On the template at left, the block on the near end of the track is screwed on, while the other block is held on with a small C clamp (obscured by the operating lever in the photo). This way, I can make adjustments to how long a mortise I want to cut with the machine.
Where the machine really shines is when making more complex joints, especially multiple
mortise and tenon joints. Getting a double tenon joint to fit just right
can be tedious. But with a machine like this, once you make a set of templates for a joint,
it's easy to reproduce it perfectly time and time again.
I measured the placement of each piece of wood with calipers from the edge as I glued it. With the templates twice the size of the final joint, I get some leeway in terms of accuracy, but I still make it as precisely as I can.
The multiple mortise template on the right is mounted so that the mortises are horizontal, so that the mortises will be parallel to the grain of a piece of wood clamped horizontally onto the table. Each track in the mortise template has an opening so that the bearing can be pulled out of the track and then put into the next track.
The vertical range of motion of the machine is just barely enough for the quadruple mortise template, although I had to cut a corner off the template as the router motor hit the bottom edge of the template while I was cutting the topmost mortise.
Gluing the templates is tricky. Wet wood glue acts as a lubricant, and clamping the pieces down has a tendency to move them. So instead of clamping, I weighed down each piece of wood with something heavy.
I also made a multiple dowel template. Making a template perfectly round is tedious. I had some 1 1/4" washers, which were perfect for a template for 5/8" dowels. And if I use a 1/2" bit instead of a 3/8" bit on my router, this template makes 1/2" dowel ends.
A key to getting a clean cut (click image to enlarge), especially around the edges, is to always do a "climb cut" with the router. Climb cuts are normally considered "unsafe" because the router has a tendency to pull itself into the stock. But the pantograph mechanism gives me a lot of mechanical advantage from the handle to the router bit, so I haven't had any issues.
With a climb cut, the cutter edge is always cutting into, as opposed to out of the stock. This prevents any tearout at the edges. I also found that I get a cleaner cut on my final dowel with a climb cut.
Unlike conventional dovetails jigs, I don't have to have my router bit sticking through a guide bushing. This means I can use bigger, longer bits with 1/2" shanks, so that I can cut joints that are larger and deeper than with a conventional dovetail jig.
My pantograph is limited to an 8" range of motion side to side, so anything wider than that would require cutting as multiple sections by repositioning the stock. There isn't anything to get in the way on either side so there's no limit to how large the stock may be. The main difficulty with very large stock would be in clamping and aligning.
The other advantage of not relying on guide bushings is that I can also cut dovetail joints much finer than what is possible with a conventional dovetail jig, again, because I'm not constrained by the need for a guide bushing large enough to fit around the router bit's shank.
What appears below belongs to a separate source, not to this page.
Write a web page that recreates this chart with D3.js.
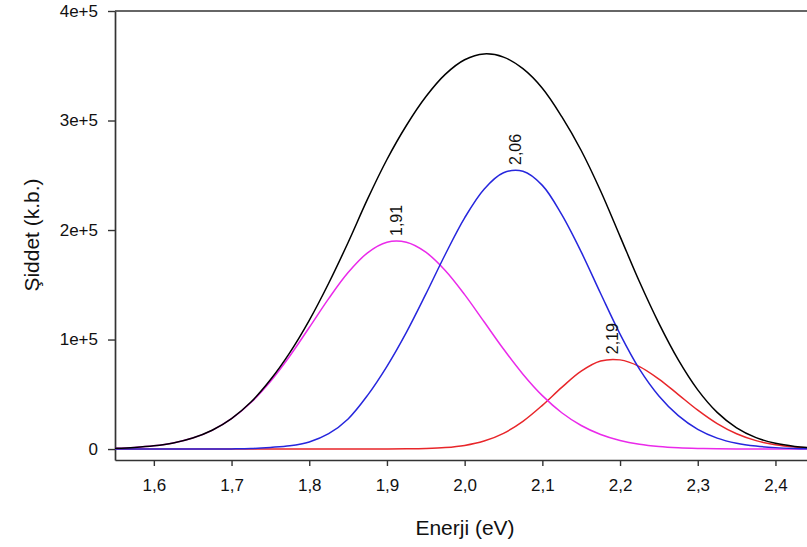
<!DOCTYPE html>
<html>
<head>
<meta charset="utf-8">
<script src="https://cdn.jsdelivr.net/npm/d3@7"></script>
<style>
  html, body { margin: 0; padding: 0; background: #fff; }
  svg { display: block; }
  text { font-family: "Liberation Sans", Arial, sans-serif; fill: #111; }
</style>
</head>
<body>
<svg id="chart" width="807" height="547"></svg>
<script>
// ---- data ----
const energy = [1.550,1.575,1.600,1.625,1.650,1.675,1.700,1.725,1.750,1.775,1.800,1.825,1.850,1.875,1.900,1.925,1.950,1.975,2.000,2.025,2.050,2.075,2.100,2.125,2.150,2.175,2.200,2.225,2.250,2.275,2.300,2.325,2.350,2.375,2.400,2.425,2.450];
const peak191 = [690,1460,2930,5560,10020,17100,27680,42450,61700,84990,110980,137370,161140,179170,188830,188770,179740,163100,141040,116240,91310,68360,48770,33160,21490,13270,7810,4380,2340,1190,580,270,120,50,20,10,0];
const peak206 = [0,0,5,10,25,60,150,450,1500,3000,6500,14000,27500,49000,75500,106510,141440,177670,211130,237300,252250,253630,240760,214000,180000,142000,105000,73000,48500,30500,18000,10000,5300,2700,1300,600,250];
const peak219 = [0,0,0,0,0,0,0,0,0,0,0,0,0,12,46,160,490,1350,3310,7290,14360,25310,39920,56330,71130,80380,81430,75330,63920,49740,35490,23230,13950,7680,3880,1800,760];
const total   = [690,1460,2935,5570,10045,17160,27830,42900,63200,87990,117480,151370,188640,228180,264380,295440,321670,342120,355480,360830,357920,347300,329450,303500,272620,235650,194240,152710,114760,81430,54070,33500,19370,10430,5200,2410,1010];

const xTicks = [1.6,1.7,1.8,1.9,2.0,2.1,2.2,2.3,2.4];
const xTickLabels = ["1,6","1,7","1,8","1,9","2,0","2,1","2,2","2,3","2,4"];
const yTicks = [0,100000,200000,300000,400000];
const yTickLabels = ["0","1e+5","2e+5","3e+5","4e+5"];

const peakLabels = ["1,91","2,06","2,19"];
const peakEnergy = [1.912,2.065,2.19];
const peakHeight = [190000,254800,82000];

const xTitle = "Enerji (eV)";
const yTitle = "Şiddet (k.b.)";

// ---- drawing ----
const svg = d3.select("#chart");
const x = d3.scaleLinear().domain([1.55, 2.45]).range([115, 814.3]);
const y = d3.scaleLinear().domain([-10000, 400000]).range([460, 11]);

const axisColor = "#333";

// y axis
const gy = svg.append("g").attr("transform", "translate(115,0)")
  .call(d3.axisLeft(y).tickValues(yTicks).tickFormat((d,i)=>yTickLabels[i])
        .tickSize(7).tickSizeOuter(0).tickPadding(10));
gy.select(".domain").attr("stroke", axisColor).attr("stroke-width", 1.7);
gy.selectAll(".tick line").attr("stroke", axisColor).attr("stroke-width", 1.4);
gy.selectAll(".tick text").style("font-size", "17px").attr("fill", "#111");

// x axis
const gx = svg.append("g").attr("transform", "translate(0,460)")
  .call(d3.axisBottom(x).tickValues(xTicks).tickFormat((d,i)=>xTickLabels[i])
        .tickSize(6).tickSizeOuter(0).tickPadding(13));
gx.select(".domain").attr("stroke", axisColor).attr("stroke-width", 1.7);
gx.selectAll(".tick line").attr("stroke", axisColor).attr("stroke-width", 1.4);
gx.selectAll(".tick text").style("font-size", "17px").attr("fill", "#111");

// top frame line
svg.append("line").attr("x1", x(1.55)).attr("x2", x(2.45))
  .attr("y1", y(400000)).attr("y2", y(400000))
  .attr("stroke", axisColor).attr("stroke-width", 1.7);

// curves
const line = arr => d3.line()
  .x((d,i)=>x(energy[i])).y(d=>y(d))
  .curve(d3.curveCatmullRom.alpha(0.5))(arr);

const series = [
  {vals: peak219, color: "#e8262a"},
  {vals: peak191, color: "#ea2aea"},
  {vals: peak206, color: "#2626dd"},
  {vals: total,   color: "#000000"}
];
svg.append("g").selectAll("path").data(series).join("path")
  .attr("d", s => line(s.vals))
  .attr("fill", "none")
  .attr("stroke", s => s.color)
  .attr("stroke-width", 1.5);

// peak labels
svg.append("g").selectAll("text").data(peakLabels).join("text")
  .attr("transform", (d,i)=>`translate(${x(peakEnergy[i])+6},${y(peakHeight[i])-5}) rotate(-90)`)
  .attr("text-anchor", "start")
  .style("font-size", "16px")
  .text(d=>d);

// axis titles
svg.append("text").attr("x", 465).attr("y", 535).attr("text-anchor", "middle")
  .style("font-size", "21px").text(xTitle);
svg.append("text").attr("transform", "translate(39,235) rotate(-90)")
  .attr("text-anchor", "middle").style("font-size", "21px").text(yTitle);
</script>
</body>
</html>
Hand tool enthusiasts like to make dovetail joints with geometries that can't be cut with a dovetail jig, which serves to prove that the joint was hand cut. But some of these joints can be cut with the pantorouter. The "pins" side of this joint was cut with a 1/4" router bit on the pantorouter. This leaves the corners of my tail cavities round, so some hand tool work is still needed to make it look like one of those joints that was "hand cut". Except that this method is less work and more accurate.
At left is an experiment with a heart shaped through tenon. It was only a quick experiment and not very accurate. But you get the idea.